-------- Information shown
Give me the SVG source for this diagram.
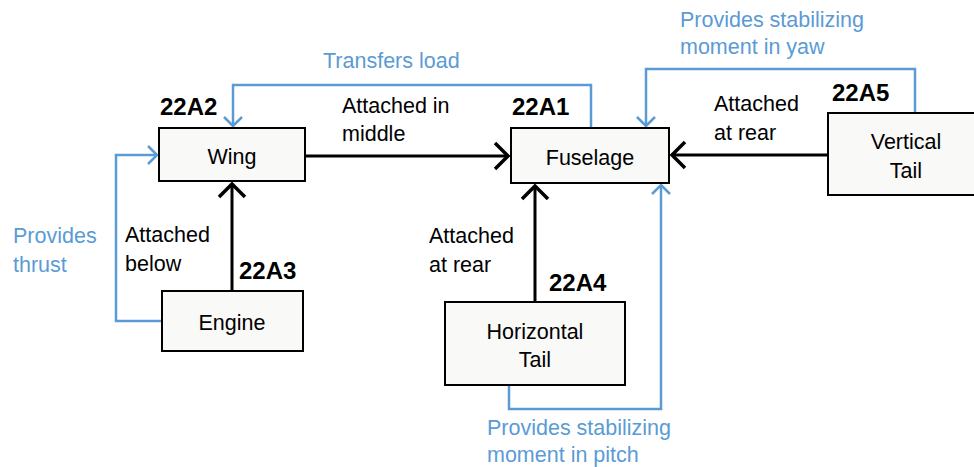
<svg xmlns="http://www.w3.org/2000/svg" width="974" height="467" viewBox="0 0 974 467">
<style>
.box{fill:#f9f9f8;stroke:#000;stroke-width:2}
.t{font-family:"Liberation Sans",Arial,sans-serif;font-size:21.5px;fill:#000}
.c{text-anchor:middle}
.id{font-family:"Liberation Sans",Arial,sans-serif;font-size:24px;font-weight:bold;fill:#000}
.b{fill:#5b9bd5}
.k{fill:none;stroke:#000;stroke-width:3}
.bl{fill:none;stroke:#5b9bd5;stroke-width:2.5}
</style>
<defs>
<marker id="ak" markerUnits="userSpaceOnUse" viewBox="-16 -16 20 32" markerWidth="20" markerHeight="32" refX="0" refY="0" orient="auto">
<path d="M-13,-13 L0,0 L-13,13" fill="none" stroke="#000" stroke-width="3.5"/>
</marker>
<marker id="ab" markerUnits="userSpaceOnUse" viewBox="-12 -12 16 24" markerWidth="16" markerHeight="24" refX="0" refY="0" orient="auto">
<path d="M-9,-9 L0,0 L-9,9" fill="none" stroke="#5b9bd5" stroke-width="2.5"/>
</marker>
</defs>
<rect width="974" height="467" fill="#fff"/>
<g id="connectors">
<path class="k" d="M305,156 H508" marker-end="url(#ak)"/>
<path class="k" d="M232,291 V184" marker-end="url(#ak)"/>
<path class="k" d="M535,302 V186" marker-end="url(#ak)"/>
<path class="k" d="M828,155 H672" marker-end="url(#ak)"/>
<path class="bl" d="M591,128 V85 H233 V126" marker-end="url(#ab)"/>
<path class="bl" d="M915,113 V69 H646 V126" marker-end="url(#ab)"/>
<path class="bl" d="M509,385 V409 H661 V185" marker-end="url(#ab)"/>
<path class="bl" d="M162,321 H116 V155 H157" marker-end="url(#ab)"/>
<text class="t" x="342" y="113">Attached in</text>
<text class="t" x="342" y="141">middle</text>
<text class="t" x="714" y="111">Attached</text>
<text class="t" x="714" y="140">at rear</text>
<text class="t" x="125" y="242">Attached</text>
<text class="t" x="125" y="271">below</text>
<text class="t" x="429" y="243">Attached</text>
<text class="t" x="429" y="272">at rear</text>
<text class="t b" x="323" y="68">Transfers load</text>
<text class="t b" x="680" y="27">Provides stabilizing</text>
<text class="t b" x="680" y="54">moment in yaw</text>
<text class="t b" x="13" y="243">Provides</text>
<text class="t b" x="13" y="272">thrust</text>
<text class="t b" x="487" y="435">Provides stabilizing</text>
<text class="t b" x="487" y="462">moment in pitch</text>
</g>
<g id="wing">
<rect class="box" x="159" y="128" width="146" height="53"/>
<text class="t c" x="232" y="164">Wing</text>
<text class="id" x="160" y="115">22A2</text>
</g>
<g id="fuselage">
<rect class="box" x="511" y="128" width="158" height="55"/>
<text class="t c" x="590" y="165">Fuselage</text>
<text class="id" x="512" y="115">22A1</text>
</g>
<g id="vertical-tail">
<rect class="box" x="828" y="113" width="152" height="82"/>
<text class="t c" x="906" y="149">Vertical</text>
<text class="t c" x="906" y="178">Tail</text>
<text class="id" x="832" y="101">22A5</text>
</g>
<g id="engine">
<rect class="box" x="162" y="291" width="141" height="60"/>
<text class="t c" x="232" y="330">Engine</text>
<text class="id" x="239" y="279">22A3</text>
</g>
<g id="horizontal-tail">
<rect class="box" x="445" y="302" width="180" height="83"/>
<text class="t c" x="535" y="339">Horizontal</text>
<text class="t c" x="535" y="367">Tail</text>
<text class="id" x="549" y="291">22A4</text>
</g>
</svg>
----------------
**Goal**
Return each line from the material above exactly, but not the pictures.

**The output**
Give me the SVG source for this diagram.
<svg xmlns="http://www.w3.org/2000/svg" width="974" height="467" viewBox="0 0 974 467">
<style>
.box{fill:#f9f9f8;stroke:#000;stroke-width:2}
.t{font-family:"Liberation Sans",Arial,sans-serif;font-size:21.5px;fill:#000}
.c{text-anchor:middle}
.id{font-family:"Liberation Sans",Arial,sans-serif;font-size:24px;font-weight:bold;fill:#000}
.b{fill:#5b9bd5}
.k{fill:none;stroke:#000;stroke-width:3}
.bl{fill:none;stroke:#5b9bd5;stroke-width:2.5}
</style>
<defs>
<marker id="ak" markerUnits="userSpaceOnUse" viewBox="-16 -16 20 32" markerWidth="20" markerHeight="32" refX="0" refY="0" orient="auto">
<path d="M-13,-13 L0,0 L-13,13" fill="none" stroke="#000" stroke-width="3.5"/>
</marker>
<marker id="ab" markerUnits="userSpaceOnUse" viewBox="-12 -12 16 24" markerWidth="16" markerHeight="24" refX="0" refY="0" orient="auto">
<path d="M-9,-9 L0,0 L-9,9" fill="none" stroke="#5b9bd5" stroke-width="2.5"/>
</marker>
</defs>
<rect width="974" height="467" fill="#fff"/>
<g id="connectors">
<path class="k" d="M305,156 H508" marker-end="url(#ak)"/>
<path class="k" d="M232,291 V184" marker-end="url(#ak)"/>
<path class="k" d="M535,302 V186" marker-end="url(#ak)"/>
<path class="k" d="M828,155 H672" marker-end="url(#ak)"/>
<path class="bl" d="M591,128 V85 H233 V126" marker-end="url(#ab)"/>
<path class="bl" d="M915,113 V69 H646 V126" marker-end="url(#ab)"/>
<path class="bl" d="M509,385 V409 H661 V185" marker-end="url(#ab)"/>
<path class="bl" d="M162,321 H116 V155 H157" marker-end="url(#ab)"/>
<text class="t" x="342" y="113">Attached in</text>
<text class="t" x="342" y="141">middle</text>
<text class="t" x="714" y="111">Attached</text>
<text class="t" x="714" y="140">at rear</text>
<text class="t" x="125" y="242">Attached</text>
<text class="t" x="125" y="271">below</text>
<text class="t" x="429" y="243">Attached</text>
<text class="t" x="429" y="272">at rear</text>
<text class="t b" x="323" y="68">Transfers load</text>
<text class="t b" x="680" y="27">Provides stabilizing</text>
<text class="t b" x="680" y="54">moment in yaw</text>
<text class="t b" x="13" y="243">Provides</text>
<text class="t b" x="13" y="272">thrust</text>
<text class="t b" x="487" y="435">Provides stabilizing</text>
<text class="t b" x="487" y="462">moment in pitch</text>
</g>
<g id="wing">
<rect class="box" x="159" y="128" width="146" height="53"/>
<text class="t c" x="232" y="164">Wing</text>
<text class="id" x="160" y="115">22A2</text>
</g>
<g id="fuselage">
<rect class="box" x="511" y="128" width="158" height="55"/>
<text class="t c" x="590" y="165">Fuselage</text>
<text class="id" x="512" y="115">22A1</text>
</g>
<g id="vertical-tail">
<rect class="box" x="828" y="113" width="152" height="82"/>
<text class="t c" x="906" y="149">Vertical</text>
<text class="t c" x="906" y="178">Tail</text>
<text class="id" x="832" y="101">22A5</text>
</g>
<g id="engine">
<rect class="box" x="162" y="291" width="141" height="60"/>
<text class="t c" x="232" y="330">Engine</text>
<text class="id" x="239" y="279">22A3</text>
</g>
<g id="horizontal-tail">
<rect class="box" x="445" y="302" width="180" height="83"/>
<text class="t c" x="535" y="339">Horizontal</text>
<text class="t c" x="535" y="367">Tail</text>
<text class="id" x="549" y="291">22A4</text>
</g>
</svg>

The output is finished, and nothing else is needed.